When a user displays the data in the report as Year, Quarter, Month, and Actual Expenses columns in a simple table, the user sees a row containing the results just as they were returned from the database. However, if the user removes the Month and Quarter columns from the table, the Actual Expenses value changes dynamically to reflect the value for each year. The measure is "projected at the Year level" because the object definition tells the microcube that it should sum the measure when viewing the measure with any combination of dimensions other than all dimensions returned in the result set.

Additionally, if the user then drills down on Year to the Quarter level, a drill filter is created on Year and the report block displays the quarters and projects the Actual Expenses at the Quarter level. So the drilling capability provides for both proper navigation and projection of dimensions and measures by the microcube.

There are two important things to note here. First, this paradigm is different from Crystal Reports, in which drilling or moving between levels of data requires the creation of subreports. With the microcube, the table, grid, or chart display of a Web Intelligence report is referred to as a report block and there is no concept of bands or banded reporting. What is seen in the report block is the projection of the microcube, which is completely dependent on the objects displayed in the report block. The report often contains more data (additional objects) than is currently projected; generally, the user will use the current projection in the report block as a starting point to navigate through the data. The data dynamically changes as the user interacts with it, drilling up and down or swapping objects into or out of the report block. This might sound terribly confusing but is made clearer in Chapter 20, where more time can be given to this discussion.

Second, the semantic layer does more than query generationit provides for sophisticated post-query behavioral rules for the reporting engine. It not only tells how to get the data and how to get it with the most optimal SQL, but also how the data should behave after it is presented for analysis to the business user. This is crucial to ensuring that the business user does not manipulate the data in ways that would lead to incorrect results (an overarching theme with the semantic layer).

The microcube also provides a few additional benefits:

Recombining results of multipass SQL In certain conditions, such as the one described previously for requesting budget and actual expenses, a question from a business user needs to be broken into multiple queries or multiple passes to the database. The semantic layer automatically generates these multiple SQL statements. When the result sets are returned, the microcube allows for these multiple passes to be rejoined conceptually into a single result set that can then be projected for analysis via the microcube. The microcube knows that the dimensions between these two queries are really representations of the same objects and therefore the microcube will synchronize rows with common dimensions, which can then be projected in synchronization. This is done automatically by the Web Intelligence report engine.
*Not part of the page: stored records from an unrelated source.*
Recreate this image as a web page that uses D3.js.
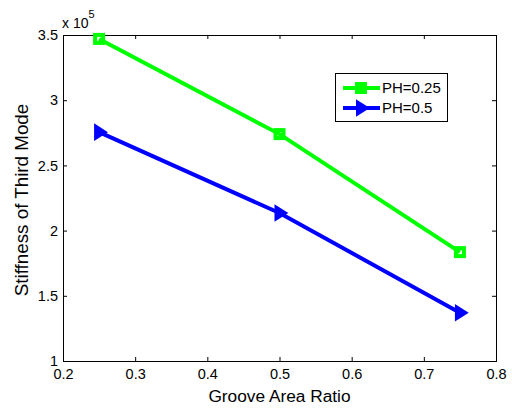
<!DOCTYPE html>
<html>
<head>
<meta charset="utf-8">
<script src="https://cdn.jsdelivr.net/npm/d3@7"></script>
<style>
  body { margin: 0; background: #fff; }
  svg { font-family: "Liberation Sans", Arial, sans-serif; }
</style>
</head>
<body>
<div id="chart"></div>
<script>
// groove area ratio on x, stiffness (x 1e5) on y
const ratios = [0.25, 0.5, 0.75];
const ph025 = [3.47, 2.74, 1.835];
const ph05 = [2.755, 2.135, 1.37];
const xTicks = [0.2, 0.3, 0.4, 0.5, 0.6, 0.7, 0.8];
const yTicks = [1, 1.5, 2, 2.5, 3, 3.5];

var width = 512, height = 411;
var margin = { top: 35, right: 16, bottom: 50, left: 63 };
var plotW = 496 - margin.left, plotH = 361 - margin.top;

var svg = d3.select('#chart').append('svg')
    .attr('width', width)
    .attr('height', height);

var x = d3.scaleLinear().domain([0.2, 0.8]).range([0, plotW]);
var y = d3.scaleLinear().domain([1, 3.5]).range([plotH, 0]);

var g = svg.append('g')
    .attr('transform', 'translate(' + margin.left + ',' + margin.top + ')');

g.append('rect')
    .attr('width', plotW).attr('height', plotH)
    .attr('fill', '#fff');

// axes with inward ticks, matlab style
function styleAxis(sel) {
    sel.attr('font-size', 14.5).attr('font-family', '"Liberation Sans", Arial, sans-serif');
    sel.select('.domain').attr('stroke', '#000').attr('stroke-width', 1);
    sel.selectAll('.tick line').attr('stroke', '#000');
    sel.selectAll('.tick text').attr('fill', '#000');
}

g.append('g')
    .attr('transform', 'translate(0,' + plotH + ')')
    .call(d3.axisBottom(x).tickValues(xTicks).tickSize(-4).tickPadding(8).tickFormat(d3.format('.1f')))
    .call(styleAxis);

g.append('g')
    .call(d3.axisTop(x).tickValues(xTicks).tickSize(-4).tickFormat(''))
    .call(styleAxis);

g.append('g')
    .call(d3.axisLeft(y).tickValues(yTicks).tickSize(-4).tickPadding(5).tickFormat(d3.format('')))
    .call(styleAxis);

g.append('g')
    .attr('transform', 'translate(' + plotW + ',0)')
    .call(d3.axisRight(y).tickValues(yTicks).tickSize(-4).tickFormat(''))
    .call(styleAxis);

// exponent label
var ex = svg.append('text')
    .attr('x', 62).attr('y', 28)
    .attr('font-size', 14);
ex.append('tspan').text('x 10');
ex.append('tspan').attr('dy', -10).attr('font-size', 11).text('5');

// axis labels
svg.append('text')
    .attr('x', margin.left + plotW / 2).attr('y', 402)
    .attr('text-anchor', 'middle')
    .attr('font-size', 17.3)
    .text('Groove Area Ratio');

svg.append('text')
    .attr('transform', 'translate(28,' + 200 + ') rotate(-90)')
    .attr('text-anchor', 'middle')
    .attr('font-size', 18.8)
    .text('Stiffness of Third Mode');

var line = d3.line().x(d => x(d[0])).y(d => y(d[1]));

function squareMarker(sel, cx, cy, color) {
    sel.append('rect')
        .attr('x', cx - 4).attr('y', cy - 4)
        .attr('width', 8).attr('height', 8)
        .attr('fill', 'none').attr('stroke', color).attr('stroke-width', 4);
}

function triMarker(sel, cx, cy, color) {
    sel.append('path')
        .attr('d', 'M' + (cx - 4) + ',' + (cy - 7) + 'L' + (cx + 7) + ',' + cy + 'L' + (cx - 4) + ',' + (cy + 7) + 'Z')
        .attr('fill', color).attr('stroke', color).attr('stroke-width', 2)
        .attr('stroke-linejoin', 'miter');
}

var series = [
    { name: 'PH=0.25', vals: ph025, color: '#00ff00', marker: squareMarker },
    { name: 'PH=0.5', vals: ph05, color: '#0000ff', marker: triMarker }
];

series.forEach(function(s) {
    var pts = ratios.map((r, i) => [r, s.vals[i]]);
    g.append('path')
        .datum(pts)
        .attr('d', line)
        .attr('fill', 'none')
        .attr('stroke', s.color)
        .attr('stroke-width', 4);
    pts.forEach(function(p) {
        s.marker(g, x(p[0]), y(p[1]), s.color);
    });
});

// legend
var leg = svg.append('g');
leg.append('rect')
    .attr('x', 335.5).attr('y', 73.5)
    .attr('width', 112).attr('height', 48)
    .attr('fill', '#fff').attr('stroke', '#000');
series.forEach(function(s, i) {
    var ly = 88 + i * 20;
    leg.append('line')
        .attr('x1', 343).attr('x2', 380)
        .attr('y1', ly).attr('y2', ly)
        .attr('stroke', s.color).attr('stroke-width', 4);
    s.marker(leg, 361, ly, s.color);
    leg.append('text')
        .attr('x', 382).attr('y', ly + 5)
        .attr('font-size', 15)
        .text(s.name);
});
</script>
</body>
</html>
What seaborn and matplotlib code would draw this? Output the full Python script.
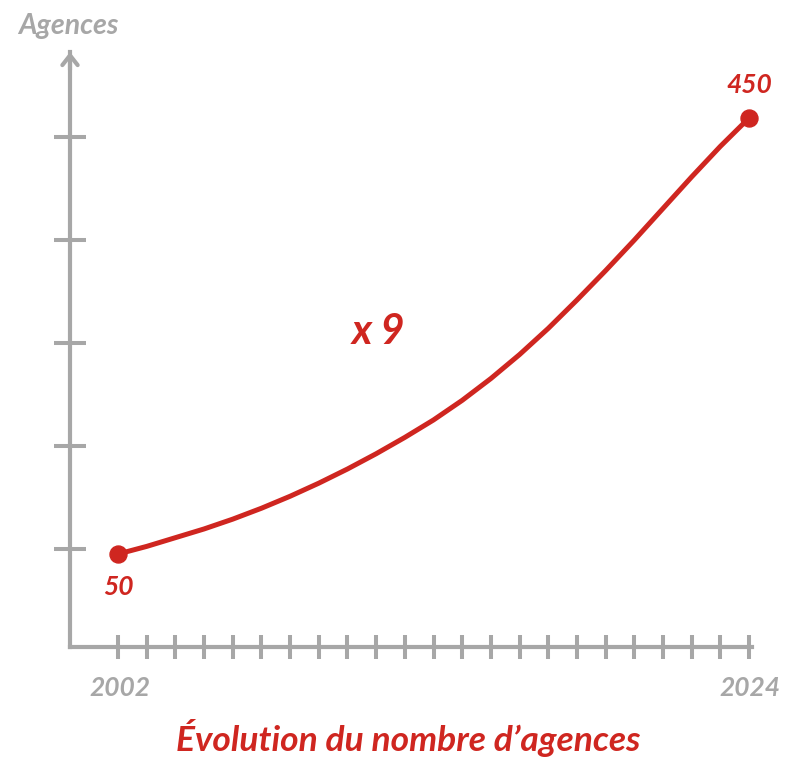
import numpy as np
import pandas as pd
import seaborn as sns
import matplotlib.pyplot as plt

# Values
years = list(range(2002, 2025))
agences = [50, 57, 65, 73, 82, 92, 103, 115, 128, 142, 157, 173, 191,
           211, 233, 257, 283, 310, 338, 367, 396, 424, 450]
y_ticks = [54.6, 149.1, 243.6, 338.1, 432.6]
first_label = "2002"
last_label = "2024"
y_title = "Agences"
x_title = "Évolution du nombre d’agences"
growth_label = "x 9"

red = "#cf2620"
gray = "#a7a7a7"

df = pd.DataFrame({"annee": years, "agences": agences})

sns.set_style("white")
plt.rcParams["font.family"] = ["Lato", "DejaVu Sans"]

fig = plt.figure(figsize=(8, 7.74), dpi=100)
# axes box: spines at x=70px, y=647px, top at arrow tip
ax = fig.add_axes([70 / 800, (774 - 647) / 774, (752 - 70) / 800, (647 - 52) / 774])

sns.lineplot(data=df, x="annee", y="agences", color=red, lw=3.6, ax=ax,
             solid_joinstyle="round", solid_capstyle="round")
ends = df.iloc[[0, -1]]
sns.scatterplot(data=ends, x="annee", y="agences", color=red, s=150,
                edgecolor=red, zorder=5, clip_on=False, ax=ax)

ax.set_xlim(2000.326, 2024.105)
ax.set_ylim(-35.3, 510.6)

for side in ["top", "right"]:
    ax.spines[side].set_visible(False)
for side in ["left", "bottom"]:
    ax.spines[side].set_color(gray)
    ax.spines[side].set_linewidth(3)

ax.set_xticks(years)
ax.set_xticklabels([])
ax.set_yticks(y_ticks)
ax.set_yticklabels([])
ax.tick_params(axis="x", direction="inout", length=17, width=2.9, color=gray, bottom=True)
ax.tick_params(axis="y", direction="inout", length=23, width=2.9, color=gray, left=True)
ax.set_xlabel("")
ax.set_ylabel("")

# arrow head on the y axis
ax.annotate("", xy=(0, 1.0), xytext=(0, 0.97), xycoords="axes fraction",
            arrowprops=dict(arrowstyle="->,head_length=0.7,head_width=0.55",
                            color=gray, lw=3, shrinkA=0, shrinkB=0))

txt = dict(fontstyle="italic", fontweight="bold")
ax.text(years[0], agences[0] - 30, str(agences[0]), color=red, fontsize=19,
        ha="center", va="center", **txt)
ax.text(years[-1], agences[-1] + 30, str(agences[-1]), color=red, fontsize=19,
        ha="center", va="center", **txt)
ax.text(2011.07, 254, growth_label, color=red, fontsize=30, ha="center", va="center", **txt)

fig.text(120 / 800, 1 - 688 / 774, first_label, color=gray, fontsize=19,
         ha="center", va="center", **txt)
fig.text(750 / 800, 1 - 688 / 774, last_label, color=gray, fontsize=19,
         ha="center", va="center", **txt)
fig.text(68 / 800, 1 - 26 / 774, y_title, color=gray, fontsize=20.5,
         ha="center", va="center", **txt)
fig.text(408 / 800, 1 - 738 / 774, x_title, color=red, fontsize=25.5,
         ha="center", va="center", **txt)

fig.savefig("out.png", dpi=100)
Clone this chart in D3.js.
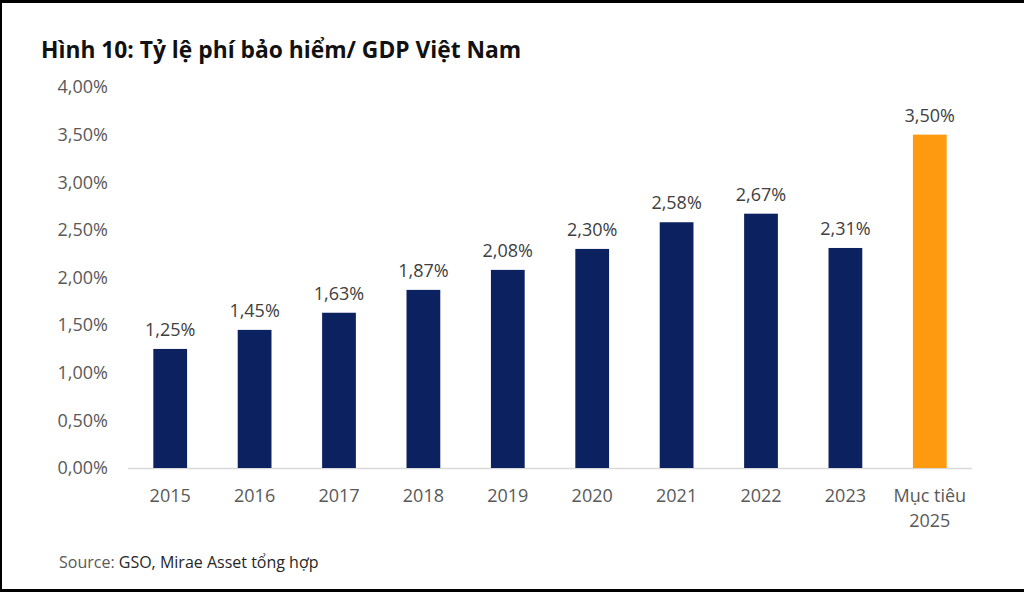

This also allows for formulas to be built on these measures as if they existed in a single flat table result set (budget minus actual expenses, for example).
Multiple queries A Web Intelligence report is the projection of part of the multidimensional array or microcube. The Web Intelligence engine allows for multiple microcubes to exist within a single report file. This means that a report can contain data from multiple universes that could be based on completely different RDBMS platforms.
Note

In the multipass SQL example just discussed, the result set is considered a single data provider by the report engine, even though it is multipass; this is because it originated from a single query panel request. Multiple data providers come from multiple query panel requests (one data provider per request).